Ex 1 Even vs Odd integers

Write a Python function classify(n: int) -> str that returns "even" if $n$ is even and "odd" otherwise.

Hint: An integer $n$ is even iff $n \bmod 2 = 0$.
Ex 2 Primality Test primes

Implement is_prime(n: int) -> bool using trial division up to $\lfloor\sqrt{n}\rfloor$.

Hint: Use math.isqrt(n) from the standard library to compute $\lfloor\sqrt{n}\rfloor$ exactly.
Ex 3 Modular Arithmetic mod

Write mod_ops(a, b, m) -> dict that returns a dictionary with keys "add", "sub", and "mul" holding $(a+b)\bmod m$, $(a-b)\bmod m$, and $(a \cdot b)\bmod m$ respectively.

Ex 4 GCD and LCM divisibility

Implement lcm(a, b) using Python's math.gcd, then verify the identity:

$$\gcd(a,b)\times \text{lcm}(a,b) = a \times b$$

Test with pairs $(12,8)$, $(100,75)$, and $(17,13)$. Print the GCD, LCM, and whether the identity holds for each pair.

Ex 5 Fibonacci Sequence sequences

Write fibonacci(n: int) -> list[int] that generates the first $n$ Fibonacci numbers iteratively (no recursion).

Hint: Handle the edge case $n \le 0$ by returning an empty list.
Ex 6 Counting Divisors divisibility

Write divisors(n: int) -> list[int] that returns all positive divisors of $n$ in sorted order.
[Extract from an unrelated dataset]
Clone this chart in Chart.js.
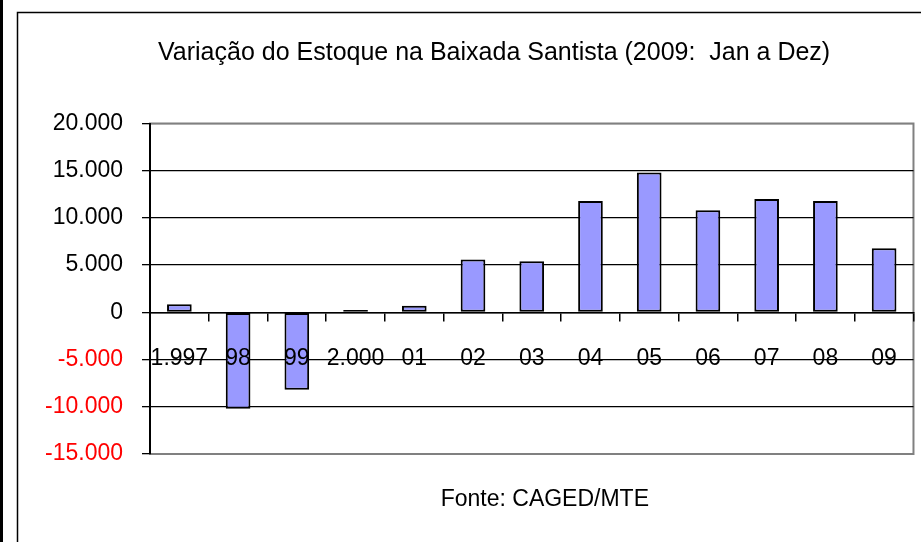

Ex 7 Binomial Coefficient & Pascal's Identity combinatorics

Implement $C(n,k)$ (n-choose-k) without using math.comb, then verify Pascal's identity:

$$C(n,k) = C(n-1,k-1) + C(n-1,k)$$

Hint: Use the multiplicative formula and reduce $k$ to $\min(k,\, n-k)$ to minimise iterations.
Ex 8 Power Set sets · counting

Write power_set(s: list) -> list that returns the list of all subsets of $s$.

Ex 9 Sieve of Eratosthenes primes

Implement sieve(N: int) -> list[int] that returns all primes $\le N$ using the Sieve of Eratosthenes (boolean array).

Hint: Start crossing off multiples of $i$ from $i^2$, not from $2i$. Only iterate $i$ up to $\lfloor\sqrt{N}\rfloor$.
Ex 10 Arithmetic & Geometric Sequences sequences

Write arithmetic(start, step, n) and geometric(start, ratio, n) that each return a list of $n$ terms.

Ex 11 Brute-Force Truth Table logic

Write brute_truth_table(expr_fn, var_names) that prints a truth table for any boolean function of $n$ variables by enumerating all $2^n$ combinations.